With a on the night of the last school day of the year, not much could be done about the lack of players.
While the lure of the upcoming break drew some away, illnesses or other plans took out the rest, leaving only the bare minimum.
Since neither team had more players than what was allowed on the court, everyone had to play full time.
And coach Latonia Pitts called it an “ugly game.”
“We were exhausted, but we got a second wind for offense and turned up the defense when they were tired,” she said.
“Not one of our best (games), but they gave each other all they had.”
According to sophomore Emily Hayes, the key difference that led the Cavs to victory was their stamina.
“As a team we were more in shape,” junior Esme Bruce-Romo said. “It felt like the other team was (losing energy faster) than our team.”
“Coach used our timeouts well, so we didn’t get too tired,” Hayes said.
Junior Yasmin Gupta said that everyone on the team stepped up.
Sophomore Jacqueline Chao, one of the spectators, said the team was still actively blocking every shot and going for baskets, even in the last quarter.
According to Gupta, the other team was also out of shape and not prepared for such a challenging game.
“One girl (Encina’s leading scorer) actually threw up,” junior Katia Dahmani said.

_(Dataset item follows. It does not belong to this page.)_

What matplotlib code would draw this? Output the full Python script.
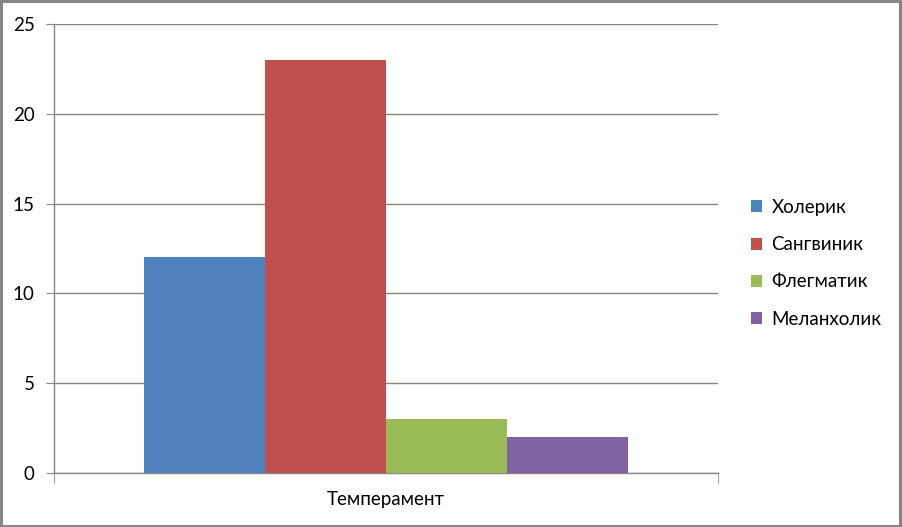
import matplotlib.pyplot as plt
from matplotlib.patches import Rectangle

plt.rcParams['font.family'] = ['Lato', 'DejaVu Sans']

# данные
category = 'Темперамент'
names = ['Холерик', 'Сангвиник', 'Флегматик', 'Меланхолик']
values = [12, 23, 3, 2]
colors = ['#4F81BD', '#C0504D', '#9BBB59', '#8064A2']

fig = plt.figure(figsize=(9.02, 5.27), dpi=100)
ax = fig.add_axes([54 / 902, 1 - 473 / 527, 664 / 902, 449 / 527])

w = 121 / 664
for i, (n, v, c) in enumerate(zip(names, values, colors)):
    ax.bar((i - 1.5) * w, v, width=w, color=c, label=n, zorder=3)

ax.set_xlim(-0.5, 0.5)
ax.set_ylim(0, 25)
ax.set_yticks(range(0, 26, 5))
ax.yaxis.grid(True, color='#868686', linewidth=1, zorder=0)

for s in ['top', 'right']:
    ax.spines[s].set_visible(False)
for s in ['left', 'bottom']:
    ax.spines[s].set_color('#868686')
    ax.spines[s].set_linewidth(1)

fs = 13.5
ax.tick_params(axis='y', length=6, color='#868686', labelsize=fs, pad=8)
ax.set_xticks([0])
ax.set_xticklabels([category], fontsize=fs)
ax.tick_params(axis='x', length=0, pad=13)
ax.set_xticks([-0.5, 0.5], minor=True)
ax.tick_params(axis='x', which='minor', length=7, color='#868686')

ax.legend(loc='center left', bbox_to_anchor=(1.038, 0.467), frameon=False,
          fontsize=fs, handlelength=0.6, handleheight=0.6,
          handletextpad=0.5, labelspacing=1.08, borderaxespad=0)

# рамка вокруг рисунка
fig.patches.append(Rectangle((0.001, 0.002), 0.997, 0.996, transform=fig.transFigure,
                             fill=False, edgecolor='#868686', linewidth=2.2))

fig.savefig('out.png', dpi=100)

“We frustrated the other team and just kept pushing,” Bruce-Romo said.
Hayes said Encina’s aggressiveness actually helped the Cavs secure their win.
“(It) allowed us to also get physical and press on them, getting us some steals and easy shots,” she said.
By the end of the game, three SCDS players had four fouls. Dahmani took one of Bruce-Romo’s fouls; if she hadn’t, the team would have been down to four.
“It has been a long week for the girls, and ending on a victory helps the energy of the games to come,” Pitts said.
The next game is Tuesday, Jan. 3, against Sacramento Adventist Academy at home at 6 p.m.